The anticancer effects of irinotecan chemotherapy on specific forms of triple-negative breast cancer (TNBC) can be significantly heightened by the addition of a targeted checkpoint kinase 1 (Chk1) inhibitor, scientists claim. A team led by researchers at Washington University School of Medicine’s Bright Institute has shown p53-mutated human TNBC tumors in mice respond significantly better to irinotecan therapy when the DNA-damaging chemotherapy is combined with a Chk1 inhibitor because the cancer cells are triggered to undergo apoptosis rather than cell cycle arrest.
Importantly, the results demonstrated that the combined therapy significantly extended the survival of mice with p53-deficient TNBCs, but not those with normal p53-carrying TNBC. Knocking out p53 in TNBC tumors also sensitized these cancers to the combination therapy. Helen Piwnica-Worms, M.D., and colleagues report their findings in the Journal of Clinical Investigation, in a paper titled “Targeting Chk1 in p53-deficient triple-negative breast cancer is therapeutically beneficial in human-in-mouse tumor models.” They claim the effectiveness of their dual therapy in the mouse model indicates that “clinical trials testing this type of strategy in human breast cancer are warranted.”
TNBC lacks expression of the estrogen receptor (ER), progesterone receptor (PR), and human epidermal growth factor receptor 2 (HER2) gene amplification, and has a particularly poor prognosis. Importantly, about 44% of TNBCs also demonstrate loss of or mutations in p53, the researchers explain. The tumor suppressor protein p53 normally plays a role in ensuring that cells demonstrating DNA damage arrest at the G1 phase of the cell cycle until the DNA is repaired. However, tumor cells lacking functional p53 rely on Chk1 to stop cell cycle progression in the S and G2 phases in response to DNA damage such as chemotherapy or radiotherapy. In the absence of both p53 and Chk1, damaged cells will instead progress to apoptosis.
Chk1 inhibitors are already being tested in clinical trials in patients with p53-mutated tumors, and the Bright Institute team predicted that inhibition of Chk1 could enhance the effects of irinotecan selectively in p53-mutated TNBC. They generated human-in-mouse (HIM) models in which p53-mutated or nonmutated patient TMBC explants were immediately engrafted into the humanized mammary fat pads of immunocompromised mice. Such models are particularly useful because they very closely resemble their human tumor counterparts in terms of gene-expression pattern and spectrum of genomic mutations.

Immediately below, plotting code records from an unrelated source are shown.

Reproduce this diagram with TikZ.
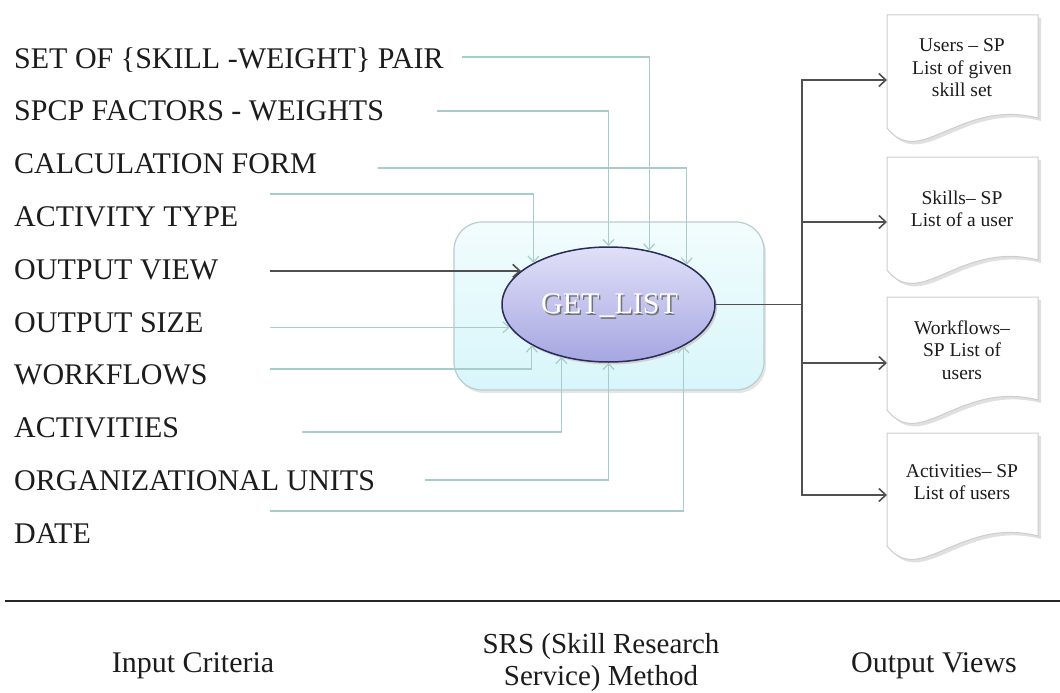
\documentclass[tikz,border=0pt]{standalone}
\usepackage{fontspec}
\setmainfont{Liberation Serif}
\usetikzlibrary{arrows.meta,shapes.geometric}
\definecolor{inl}{RGB}{168,204,204}
\definecolor{dk}{RGB}{80,80,80}
\definecolor{txt}{RGB}{28,28,28}
\definecolor{boxtop}{RGB}{242,252,253}
\definecolor{boxbot}{RGB}{216,246,250}
\definecolor{boxline}{RGB}{185,205,208}
\definecolor{elltop}{RGB}{224,224,248}
\definecolor{ellbot}{RGB}{166,166,226}
\definecolor{ellline}{RGB}{40,44,88}
\definecolor{docline}{RGB}{205,205,205}
\begin{document}
\begin{tikzpicture}[x=1pt,y=-1pt,
  lab/.style={anchor=base west, inner sep=0, text=txt, font=\fontsize{30}{36}\selectfont},
  inarrow/.style={draw=inl, line width=1.2pt, -{Straight Barb[length=6pt,width=11pt]}},
  darrow/.style={draw=dk, line width=1.6pt, -{Straight Barb[length=7pt,width=13pt]}},
  doctext/.style={align=center, text=txt, font=\fontsize{19.5}{22.5}\selectfont, inner sep=0},
  bottomlab/.style={align=center, text=txt, font=\fontsize{30}{36}\selectfont, inner sep=0},
  docshape/.style={draw=docline, fill=white, line width=1pt},
  docshadow/.style={fill=black!12, draw=none}]
\useasboundingbox (0,0) rectangle (1060,693);

% input labels
\node[lab] (i1) at (14,68) {SET OF \{SKILL -WEIGHT\} PAIR};
\node[lab] (i2) at (14,120.8) {SPCP FACTORS - WEIGHTS};
\node[lab] (i3) at (14,173.6) {CALCULATION FORM};
\node[lab] (i4) at (14,226.4) {ACTIVITY TYPE};
\node[lab] (i5) at (14,279.2) {OUTPUT VIEW};
\node[lab] (i6) at (14,332) {OUTPUT SIZE};
\node[lab] (i7) at (14,384.8) {WORKFLOWS};
\node[lab] (i8) at (14,437.6) {ACTIVITIES};
\node[lab] (i9) at (14,490.4) {ORGANIZATIONAL UNITS};
\node[lab] (i10) at (14,543.2) {DATE};

% method frame
\node[fill=black!10, rounded corners=28pt, minimum width=310pt, minimum height=168pt, inner sep=0] (boxsh) at (611,309) {};
\node[draw=boxline, line width=1.2pt, rounded corners=28pt, top color=boxtop, bottom color=boxbot, minimum width=310pt, minimum height=168pt, inner sep=0] (box) at (609,306) {};

% ellipse
\node[ellipse, fill=black!18, minimum width=213pt, minimum height=115pt, inner sep=0] (gsh) at (610.5,307) {};
\node[ellipse, draw=ellline, line width=1.5pt, top color=elltop, bottom color=ellbot, minimum width=213pt, minimum height=115pt, inner sep=0] (g) at (608.5,304.5) {};
\node[font=\fontsize{30}{36}\selectfont, text=black!55] (gs) at (611,307) {GET\_LIST};
\node[font=\fontsize{30}{36}\selectfont, text=white] (gl) at (609.5,305.5) {GET\_LIST};

% connector start points
\coordinate (s1) at (462,57);
\coordinate (s2) at (437,111);
\coordinate (s3) at (378,168);
\coordinate (s4) at (270,194);
\coordinate (s5) at (270,273);
\coordinate (s6) at (270,327);
\coordinate (s7) at (270,369);
\coordinate (s8) at (302,432);
\coordinate (s9) at (425,480);
\coordinate (s10) at (270,511);

\draw[inarrow] (s1) -| (g.53.5);
\draw[inarrow] (s2) -| (g.north);
\draw[inarrow] (s3) -| (g.27.5);
\draw[inarrow] (s4) -| (g.151.8);
\draw[darrow] (g.159.6 -| s5) -- (g.159.6);
\draw[inarrow] (g.193 -| s6) -- (g.193);
\draw[inarrow] (s7) -| (g.208.2);
\draw[inarrow] (s8) -| (g.228.8);
\draw[inarrow] (s9) -| (g.south);
\draw[inarrow] (s10) -| (g.331.8);

% output documents
\foreach \t in {15,157,297,433} {
  \fill[docshadow] (890,\t+3) -- (1041,\t+3) -- (1041,\t+106) .. controls (963,\t+86) and (923,\t+158) .. (890,\t+116) -- cycle;
  \draw[docshape] (887,\t) -- (1038,\t) -- (1038,\t+103) .. controls (960,\t+83) and (920,\t+155) .. (887,\t+113) -- cycle;
}
\node[doctext] (d1) at (962,68) {Users – SP\\List of given\\skill set};
\node[doctext] (d2) at (962,209) {Skills– SP\\List of a user};
\node[doctext] (d3) at (962,350) {Workflows–\\SP List of\\users};
\node[doctext] (d4) at (962,482) {Activities– SP\\List of users};

% output connectors
\coordinate (bus) at (802,304.5);
\coordinate (o1) at (887,80);
\coordinate (o2) at (887,222);
\coordinate (o3) at (887,363);
\coordinate (o4) at (887,495);
\draw[dk, line width=1.6pt] (g.east) -- (bus);
\draw[darrow] (bus) |- (o1);
\draw[darrow] (bus) |- (o2);
\draw[darrow] (bus) |- (o3);
\draw[darrow] (bus) |- (o4);

% bottom rule and captions
\coordinate (rl) at (5,601);
\coordinate (rr) at (1060,601);
\draw[black!85, line width=2.5pt] (rl) -- (rr);
\node[bottomlab] (b1) at (193,666) {Input Criteria};
\node[bottomlab, font=\fontsize{29}{32}\selectfont] (b2) at (601,663) {SRS (Skill Research\\Service) Method};
\node[bottomlab] (b3) at (934,666) {Output Views};
\end{tikzpicture}
\end{document}
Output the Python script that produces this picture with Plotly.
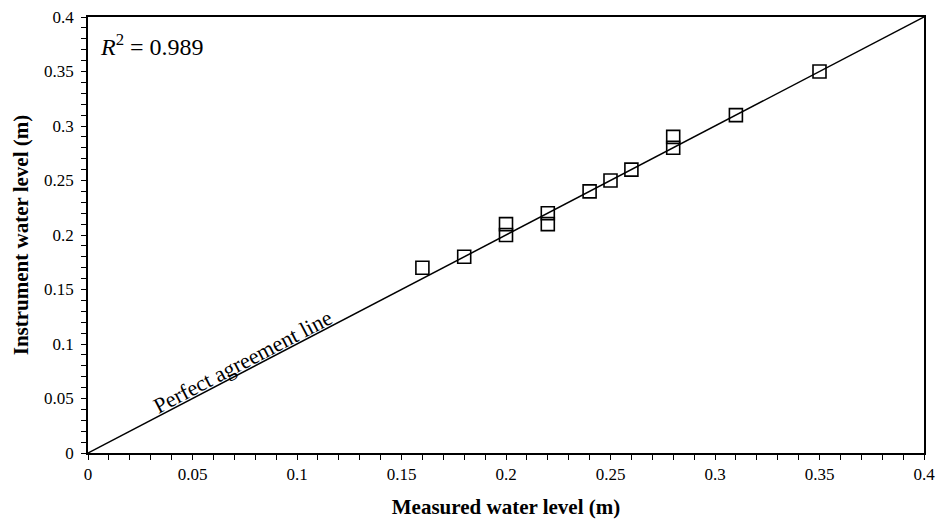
import plotly.graph_objects as go

measured = [0.16, 0.18, 0.20, 0.20, 0.22, 0.22, 0.24, 0.25, 0.26, 0.28, 0.28, 0.31, 0.35]
instrument = [0.17, 0.18, 0.20, 0.21, 0.21, 0.22, 0.24, 0.25, 0.26, 0.28, 0.29, 0.31, 0.35]
line_x = [0, 0.4]
line_y = [0, 0.4]
tick_vals = [0, 0.05, 0.1, 0.15, 0.2, 0.25, 0.3, 0.35, 0.4]
tick_text = ["0", "0.05", "0.1", "0.15", "0.2", "0.25", "0.3", "0.35", "0.4"]
r2_text = "0.989"

FONT = "Liberation Serif, Times New Roman, serif"

fig = go.Figure()
fig.add_trace(go.Scatter(x=line_x, y=line_y, mode="lines",
                         line=dict(color="black", width=1.5), hoverinfo="skip"))
fig.add_trace(go.Scatter(x=measured, y=instrument, mode="markers",
                         marker=dict(symbol="square-open", size=13, color="black",
                                     line=dict(width=1.6, color="black"))))

axis_common = dict(
    range=[0, 0.4], tickvals=tick_vals, ticktext=tick_text, automargin=False,
    showgrid=False, zeroline=False, showline=True, linecolor="black", linewidth=1.5,
    mirror=True, ticks="outside", ticklen=5, tickwidth=1.2, tickcolor="black",
    minor=dict(dtick=0.01, tick0=0, ticks="outside", ticklen=5, tickwidth=1.2, tickcolor="black"),
    tickfont=dict(family=FONT, size=17, color="black"),
)

fig.update_layout(
    width=939, height=521,
    margin=dict(l=88, r=15, t=17, b=68),
    paper_bgcolor="white", plot_bgcolor="white",
    showlegend=False,
    xaxis=dict(**axis_common,
               title=dict(text="<b>Measured water level (m)</b>",
                          font=dict(family=FONT, size=21, color="black"), standoff=16)),
    yaxis=dict(**axis_common, ticklabelstandoff=4,
               title=dict(text="<b>Instrument water level (m)</b>",
                          font=dict(family=FONT, size=21, color="black"), standoff=10)),
    annotations=[
        dict(x=0.005, y=0.374, xref="x", yref="y", xanchor="left", yanchor="middle",
             text="<i>R</i><sup>2</sup> = " + r2_text, showarrow=False,
             font=dict(family=FONT, size=24, color="black")),
        dict(x=0.0742, y=0.0835, xref="x", yref="y", xanchor="center", yanchor="middle",
             text="Perfect agreement line", textangle=-27.5, showarrow=False,
             font=dict(family=FONT, size=22, color="black")),
    ],
)

fig.write_html("out.html")
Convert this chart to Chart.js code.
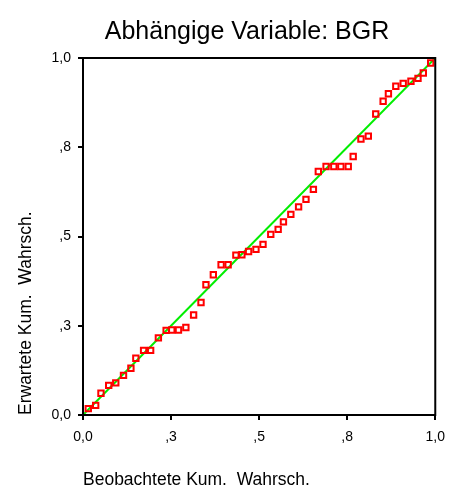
<!DOCTYPE html>
<html>
<head>
<meta charset="utf-8">
<script src="https://cdn.jsdelivr.net/npm/chart.js@4"></script>
<style>body{margin:0;background:#fff}</style>
</head>
<body>
<canvas id="chart" width="454" height="489"></canvas>
<script>
const titleText = 'Abhängige Variable: BGR';
const xTitle = 'Beobachtete Kum.  Wahrsch.';
const yTitle = 'Erwartete Kum.  Wahrsch.';

const obsProb = [0.015, 0.036, 0.051, 0.073, 0.093, 0.115, 0.136, 0.150, 0.172, 0.192,
  0.214, 0.236, 0.252, 0.271, 0.292, 0.314, 0.335, 0.349, 0.370, 0.392,
  0.412, 0.434, 0.451, 0.470, 0.491, 0.511, 0.533, 0.554, 0.569, 0.590,
  0.612, 0.633, 0.654, 0.668, 0.690, 0.712, 0.732, 0.753, 0.767, 0.789,
  0.810, 0.831, 0.852, 0.867, 0.888, 0.909, 0.931, 0.951, 0.966, 0.987];
const expProb = [0.018, 0.027, 0.061, 0.083, 0.090, 0.111, 0.131, 0.159, 0.181, 0.181,
  0.216, 0.237, 0.238, 0.238, 0.245, 0.280, 0.315, 0.365, 0.393, 0.421,
  0.421, 0.448, 0.449, 0.458, 0.464, 0.478, 0.506, 0.520, 0.541, 0.562,
  0.583, 0.604, 0.632, 0.682, 0.696, 0.696, 0.696, 0.696, 0.724, 0.773,
  0.781, 0.843, 0.879, 0.900, 0.921, 0.929, 0.935, 0.943, 0.958, 0.986];
const diagonal = [0, 1];

const tickValues = [0, 0.25, 0.5, 0.75, 1];
const tickLabels = ['0,0', ',3', ',5', ',8', '1,0'];

const font = "'Liberation Sans', Arial, sans-serif";

const framePlugin = {
  id: 'frame',
  afterDraw(chart) {
    const {ctx, chartArea: a} = chart;
    ctx.save();
    ctx.strokeStyle = '#000';
    ctx.lineWidth = 2;
    ctx.strokeRect(a.left, a.top, a.right - a.left, a.bottom - a.top);
    ctx.fillStyle = '#000';
    ctx.font = '25px ' + font;
    ctx.textAlign = 'center';
    ctx.textBaseline = 'middle';
    ctx.fillText(titleText, 247, 32);
    ctx.restore();
  }
};

function axis(title, isX) {
  return {
    type: 'linear',
    min: 0,
    max: 1,
    afterBuildTicks: s => { s.ticks = tickValues.map(v => ({value: v})); },
    afterFit: s => { if (isX) s.height = 74; else s.width = 83; },
    border: {display: false},
    grid: {drawOnChartArea: false, drawTicks: true, tickLength: 5, color: '#000', lineWidth: 2},
    ticks: {
      color: '#000',
      font: {size: 14, family: font},
      padding: isX ? 9 : 7,
      callback: (v, i) => tickLabels[i]
    },
    title: {
      display: true,
      text: title,
      align: 'start',
      color: '#000',
      font: {size: 17.5, family: font, lineHeight: 1},
      padding: isX ? {top: 0, bottom: 0} : {top: 17, bottom: 0}
    }
  };
}

new Chart(document.getElementById('chart'), {
  type: 'scatter',
  data: {
    datasets: [{
      data: obsProb.map((x, i) => ({x: x, y: expProb[i]})),
      pointStyle: 'rect',
      radius: 3.8,
      borderWidth: 2,
      borderColor: '#ff0000',
      backgroundColor: 'rgba(0,0,0,0)'
    }, {
      type: 'line',
      data: diagonal.map(v => ({x: v, y: v})),
      borderColor: '#00ee00',
      borderWidth: 2,
      pointRadius: 0,
      fill: false
    }]
  },
  options: {
    responsive: false,
    animation: false,
    layout: {padding: {top: 58, right: 17, left: 0, bottom: 0}},
    plugins: {legend: {display: false}, tooltip: {enabled: false}, title: {display: false}},
    scales: {
      x: axis(xTitle, true),
      y: axis(yTitle, false)
    }
  },
  plugins: [framePlugin]
});
</script>
</body>
</html>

The team tested the effects of combining irinotecan chemotherapy with one of two Chk1 inhibitors, UCN-01 (a nonselective Chk1 and Chk2 inhibitor) or AZD7762 (a selective Chk1 inhibitor). The results clearly demonstrated that Chk1 inhibitors significantly increased the apoptosis-inducing effects of irinotecan, but only in the mutant p53 tumors. Effectively, the investigators state, the irinotecan therapy caused double-stranded breaks (DSBs) in the cells’ DNA, and inhibition of Chk1 prevented the cells from arresting as a result, but enabled them to continue into mitosis, leading to mitotic catastrophe and apoptosis. The overall effect was to significantly reduce the growth of p53 mutant tumors and increase mouse survival times.
As confirmation that the results weren’t due to other genetic differences between the TNBC tumors in the HIM mice, the experiments were repeated in vitro, in isogenically matched cell lines that differed only in their p53 status. Again, Chk1 inhibition markedly improved the ability of irinotecan to kill p53-deficient cancer cells, and not those carrying normal p53. The effects were similar when either carboplatin or gemcitabine was used in place of irinotecan. And in mice bearing isogenic p53 wild-type, or p53 knockdown breast cancer tumors, irinotecan followed by AZD7762 significantly increased apoptosis in the p53-deficient tumor cells, but not those carrying wild-type p53.
“Our experiments using HIM TNBC xenograft models provide proof of principle that TNBCs harboring p53 gene mutations may be effectively targeted by the combination of a DNA-damaging agent followed by a Chk1 inhibitor,” the authors conclude. “This synthetic lethal strategy is based on a tumor-specific mutation (the p53 gene mutation) and a drug, in this case a DNA-damaging agent combined with a Chk1 inhibitor, acting together to cause the tumor cell to undergo apoptosis, similar to the synthetic lethal interactions of BRCA1 mutations and poly(ADP-ribose) polymerase (PARP) inhibitor…Several other selective Chk1 inhibitors are in preclinical and clinical development and should provide exciting new opportunities for targeting p53 gene mutant tumors, including a significant fraction of breast cancer.”